Write out the material again exactly, please, and omit the pictures.

▬▬▬

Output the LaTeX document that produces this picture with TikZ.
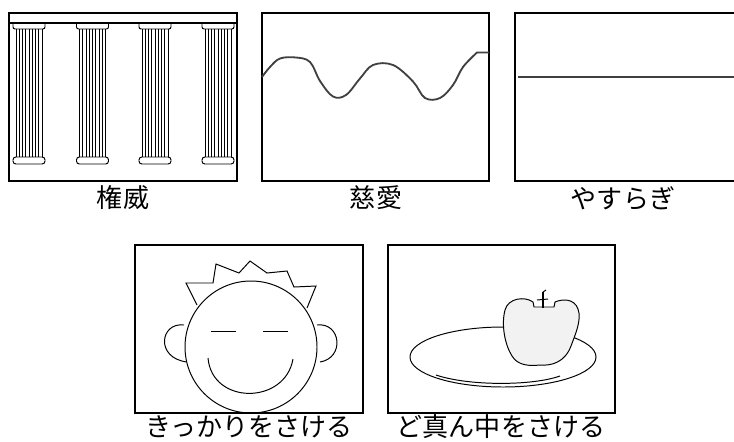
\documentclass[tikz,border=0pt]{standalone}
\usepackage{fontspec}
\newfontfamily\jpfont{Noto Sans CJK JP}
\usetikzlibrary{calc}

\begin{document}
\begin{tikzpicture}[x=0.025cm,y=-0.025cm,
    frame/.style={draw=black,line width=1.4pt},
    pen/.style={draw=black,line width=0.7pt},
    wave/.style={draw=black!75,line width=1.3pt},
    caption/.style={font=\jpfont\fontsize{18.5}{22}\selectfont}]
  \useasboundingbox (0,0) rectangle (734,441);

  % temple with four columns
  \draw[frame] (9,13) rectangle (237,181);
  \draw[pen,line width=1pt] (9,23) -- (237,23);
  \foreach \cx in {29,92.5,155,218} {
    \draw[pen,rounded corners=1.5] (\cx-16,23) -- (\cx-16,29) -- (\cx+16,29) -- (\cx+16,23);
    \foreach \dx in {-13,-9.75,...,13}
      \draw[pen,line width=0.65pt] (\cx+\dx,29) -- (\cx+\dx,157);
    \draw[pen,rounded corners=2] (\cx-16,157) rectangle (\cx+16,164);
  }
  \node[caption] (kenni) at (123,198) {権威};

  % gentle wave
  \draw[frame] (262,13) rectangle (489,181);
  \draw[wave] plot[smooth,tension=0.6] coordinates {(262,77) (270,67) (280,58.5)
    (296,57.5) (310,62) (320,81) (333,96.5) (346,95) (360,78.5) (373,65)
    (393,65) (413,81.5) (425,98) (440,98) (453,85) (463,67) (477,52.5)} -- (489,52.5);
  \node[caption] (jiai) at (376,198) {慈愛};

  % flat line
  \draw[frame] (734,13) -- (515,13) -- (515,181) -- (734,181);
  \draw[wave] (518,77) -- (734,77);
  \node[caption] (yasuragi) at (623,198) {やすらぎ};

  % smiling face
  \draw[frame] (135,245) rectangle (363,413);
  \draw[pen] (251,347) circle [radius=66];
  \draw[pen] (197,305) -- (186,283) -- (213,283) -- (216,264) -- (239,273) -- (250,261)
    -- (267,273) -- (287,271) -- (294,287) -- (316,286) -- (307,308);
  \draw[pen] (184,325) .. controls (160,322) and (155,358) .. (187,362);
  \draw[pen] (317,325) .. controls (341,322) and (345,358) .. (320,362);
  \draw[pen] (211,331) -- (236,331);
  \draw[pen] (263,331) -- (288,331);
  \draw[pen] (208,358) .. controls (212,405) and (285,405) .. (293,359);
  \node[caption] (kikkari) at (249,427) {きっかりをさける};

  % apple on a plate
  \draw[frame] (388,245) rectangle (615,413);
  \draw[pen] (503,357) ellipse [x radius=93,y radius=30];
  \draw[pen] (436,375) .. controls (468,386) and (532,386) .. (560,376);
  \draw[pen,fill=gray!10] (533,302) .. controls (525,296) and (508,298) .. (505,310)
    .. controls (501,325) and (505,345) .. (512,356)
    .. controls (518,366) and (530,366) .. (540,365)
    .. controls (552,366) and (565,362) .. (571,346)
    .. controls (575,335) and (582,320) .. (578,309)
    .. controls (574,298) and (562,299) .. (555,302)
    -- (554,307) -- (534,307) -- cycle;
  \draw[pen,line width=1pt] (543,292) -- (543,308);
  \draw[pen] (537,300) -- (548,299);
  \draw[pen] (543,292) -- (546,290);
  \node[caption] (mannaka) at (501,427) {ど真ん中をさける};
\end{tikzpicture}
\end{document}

▬▬▬

» PROBLEM SOLUTION
Output the LaTeX document that produces this picture with TikZ.
\documentclass[tikz,border=0pt]{standalone}
\usepackage{fontspec}
\newfontfamily\jpfont{Noto Sans CJK JP}
\usetikzlibrary{calc}

\begin{document}
\begin{tikzpicture}[x=0.025cm,y=-0.025cm,
    frame/.style={draw=black,line width=1.4pt},
    pen/.style={draw=black,line width=0.7pt},
    wave/.style={draw=black!75,line width=1.3pt},
    caption/.style={font=\jpfont\fontsize{18.5}{22}\selectfont}]
  \useasboundingbox (0,0) rectangle (734,441);

  % temple with four columns
  \draw[frame] (9,13) rectangle (237,181);
  \draw[pen,line width=1pt] (9,23) -- (237,23);
  \foreach \cx in {29,92.5,155,218} {
    \draw[pen,rounded corners=1.5] (\cx-16,23) -- (\cx-16,29) -- (\cx+16,29) -- (\cx+16,23);
    \foreach \dx in {-13,-9.75,...,13}
      \draw[pen,line width=0.65pt] (\cx+\dx,29) -- (\cx+\dx,157);
    \draw[pen,rounded corners=2] (\cx-16,157) rectangle (\cx+16,164);
  }
  \node[caption] (kenni) at (123,198) {権威};

  % gentle wave
  \draw[frame] (262,13) rectangle (489,181);
  \draw[wave] plot[smooth,tension=0.6] coordinates {(262,77) (270,67) (280,58.5)
    (296,57.5) (310,62) (320,81) (333,96.5) (346,95) (360,78.5) (373,65)
    (393,65) (413,81.5) (425,98) (440,98) (453,85) (463,67) (477,52.5)} -- (489,52.5);
  \node[caption] (jiai) at (376,198) {慈愛};

  % flat line
  \draw[frame] (734,13) -- (515,13) -- (515,181) -- (734,181);
  \draw[wave] (518,77) -- (734,77);
  \node[caption] (yasuragi) at (623,198) {やすらぎ};

  % smiling face
  \draw[frame] (135,245) rectangle (363,413);
  \draw[pen] (251,347) circle [radius=66];
  \draw[pen] (197,305) -- (186,283) -- (213,283) -- (216,264) -- (239,273) -- (250,261)
    -- (267,273) -- (287,271) -- (294,287) -- (316,286) -- (307,308);
  \draw[pen] (184,325) .. controls (160,322) and (155,358) .. (187,362);
  \draw[pen] (317,325) .. controls (341,322) and (345,358) .. (320,362);
  \draw[pen] (211,331) -- (236,331);
  \draw[pen] (263,331) -- (288,331);
  \draw[pen] (208,358) .. controls (212,405) and (285,405) .. (293,359);
  \node[caption] (kikkari) at (249,427) {きっかりをさける};

  % apple on a plate
  \draw[frame] (388,245) rectangle (615,413);
  \draw[pen] (503,357) ellipse [x radius=93,y radius=30];
  \draw[pen] (436,375) .. controls (468,386) and (532,386) .. (560,376);
  \draw[pen,fill=gray!10] (533,302) .. controls (525,296) and (508,298) .. (505,310)
    .. controls (501,325) and (505,345) .. (512,356)
    .. controls (518,366) and (530,366) .. (540,365)
    .. controls (552,366) and (565,362) .. (571,346)
    .. controls (575,335) and (582,320) .. (578,309)
    .. controls (574,298) and (562,299) .. (555,302)
    -- (554,307) -- (534,307) -- cycle;
  \draw[pen,line width=1pt] (543,292) -- (543,308);
  \draw[pen] (537,300) -- (548,299);
  \draw[pen] (543,292) -- (546,290);
  \node[caption] (mannaka) at (501,427) {ど真ん中をさける};
\end{tikzpicture}
\end{document}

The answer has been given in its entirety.